4. What characteristics did a Renaissance Man possess? a Renaissance Woman? Cite Baldassare Castiglione's l'uomo universale to explain. Then, discuss what the differences between these job descriptions might say about the implicit values in Renaissance society regarding gender roles. Finally, give one example of both a Renaissance Man and a Renaissance Woman today (get as close as possible, we know this idealized vision probably doesn't exist in reality).
5. The Reformation is often seen as a purely religious movement occurring in 16th CE Europe. What political, economic and intellectual conflicts must one be aware of to fully understand the Reformation? What difference did Gutenberg's printing press make and what role did the now literate common people play in the rise of the Reformation? Then, name two of the many issues over which Reformers and Protestants split. Provide a full explanation of both sides of the argument.

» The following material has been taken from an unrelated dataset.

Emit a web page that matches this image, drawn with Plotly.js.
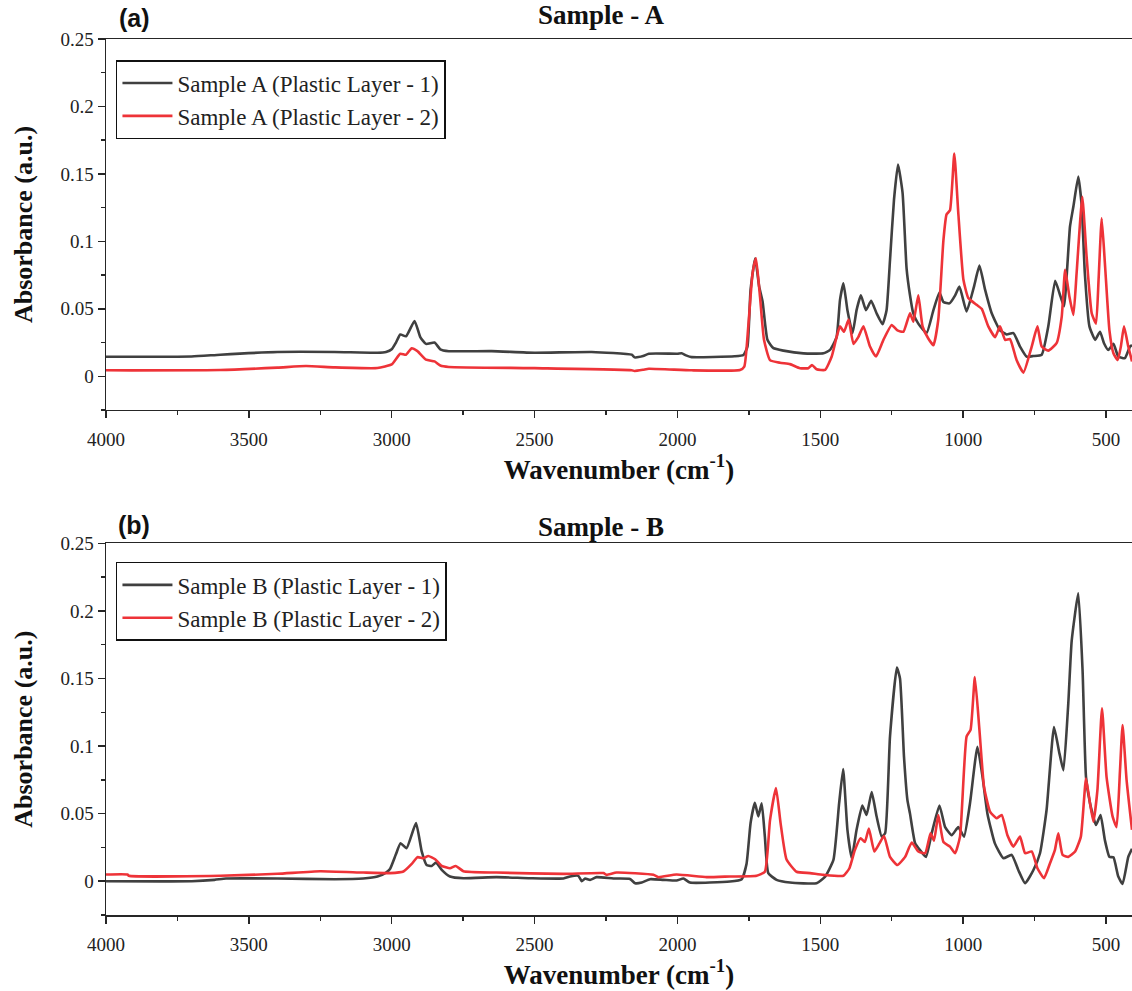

Then, given those arguments, which side do you believe is the more credible and why? (Please be conscious of how our own religious views tend to shape the way we perceive "reality" and account for that)
6. Jan Hus is a good example of a dissenter. Please explain how dissent rises in the face of the status quo, the role that vested interests of beneficiaries play, why dissenters are often first discredited and later silenced, even killed. What is the cost of being a dissenter? Finally, where do we see dissenters in our world today, where do we see the pattern of the dissenter confronting

the status quo and what results?


7. Summarize the Yoruba poem God of War (Reading 3.16). What is the poet's point? Now, compare this poem to Mark Twain's short story, The War Prayer. How are they similar? How are they different? The Yoruba poem depicts a god who is destructive by nature and operates unmindful of anything. How does that relate to the reaction the people have to the stranger in Twain's poem? Where do you see this in the world today?